После поездки в Москву такой работой станет пьеса, а потом сценарий, «Далекий край» — об интернате эвакуированных ленинградских ребят.

В Москву Шварца вызвали правительственной телеграммой для заключения с ним нового договора на госзаказ.

В столовой Дома писателей он встретил Веру Кетлинскую, которая сказала заведующему, что Шварц ленинградец, и тот выдал ему «сухой пакет», в который вошли булки, сухари и бутылка водки. В Комитете по делам искусств ему объяснили, почему неодобрительно отнеслись к его «Одной ночи»: «У вас восхваляется терпение! А у нас героический народ. И в жакте главное героизм, а у вас — терпение!».

Создается такое впечатление, что начальники-чиновники не читали пьесу, а только заглянули в начало, которое начинается с монолога жактовского монтера Лагутина: «Эх, праздничка, праздничка хочется.

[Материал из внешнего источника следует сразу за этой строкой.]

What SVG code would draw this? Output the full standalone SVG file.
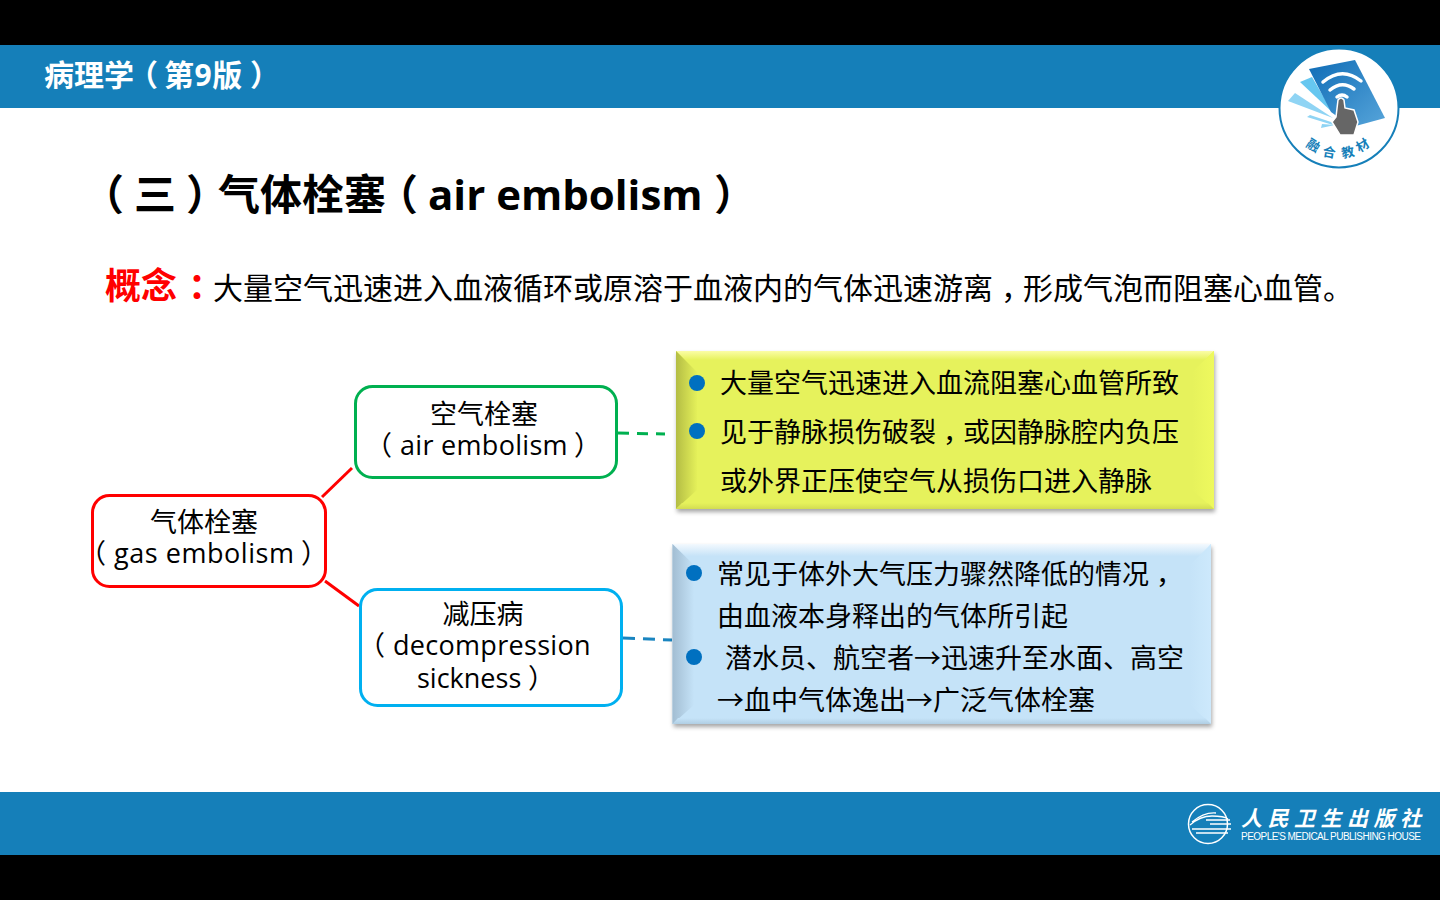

Ох, сестрицы, братцы золотые, дорогие, как праздничка хочется! Чтобы лег я веселый, а встал легкий! Праздничка, праздничка, праздничка бы мне!» И это в декабре-то 1941 года. И — в конец пьесы, которая заканчивается его же репликой: «Ничего. Ничего. Будет праздник. Доживем мы до радости. А если не доживем, умрем — пусть забудут, пусть простят неумелость, нескладность, суетность нашу. И пусть приласкают за силу, за терпение, за веру, за твердость, за верность». И чиновники-начальники разглядели только «терпение». Но требовать от детей, женщин и стариков, брошенных на произвол судьбы, — героизма в декабре сорок первого, когда они ежедневно умирали десятками тысяч, могли только сытые и здоровые, не знавшие голода и холода, «не нюхавшие пороха», — было обычным идеологическим блудословием. Тем более, что персонажи пьесы проявляли героизм постоянно, иначе бы они уже давно не мечтали бы о «праздничке».

Но договор на новую пьесу заключили и даже дали денег. На рынке он купил табаку. «Это было событие! Не махорки, а пачку, драгоценную пачку табаку, настоящего».

Встретился с Акимовым, приехавшим по делам своего театра. «Одна ночь» не понравилась и ему. «Словно просидел два часа в бомбоубежище», — сказал он. Снова звал Евгения Львовича, где он обещал создать для него все условия для того, чтобы тот дописал «Дракона».

А в гостинице чуть ли не на глазах Шварца бросился в пролет лестницы с десятого этажа Янка Купала.

Вернувшись из Москвы начал думать о пьесе. Детской. С детскими пьесами ему везло больше, чем со взрослыми. К примеру, о ребятах, вывезенных из Ленинграда с детдомами, об их жизни, мечтах и надеждах.

В своих вещах он обнаружил подаренную ещё до войны Владиславом Михайловичем Глинкой, записную книжку — белая, тонкая бумага, переплетенная в красный, тисненный золотом сафьян. По размеру несколько большему, чем можно положить в карман брюк, и тем не менее удобная для записей.

Вот с нею Евгений Львович и отправился в Котельнич, где жил тогда Леонид Николаевич Рахманов и где, по неточным сведениям, находился такой интернат. «Шварц приехал в Котельнич не только перенеся перед этим первые самые тяжкие месяцы ленинградской блокады, — вспоминал Рахманов, — но и переболев в Кирове скарлатиной: подхватил её у приехавших также из Ленинграда детей репрессированного поэта Николая Заболоцкого…

— Да, Леня, — наставительно говорил Шварц, — чтобы в сорок пять лет суметь захворать скарлатиной, надо быть детским писателем — только для нас существует возрастная льгота. Вы пока не заслужили. Скорее начинайте писать для детей!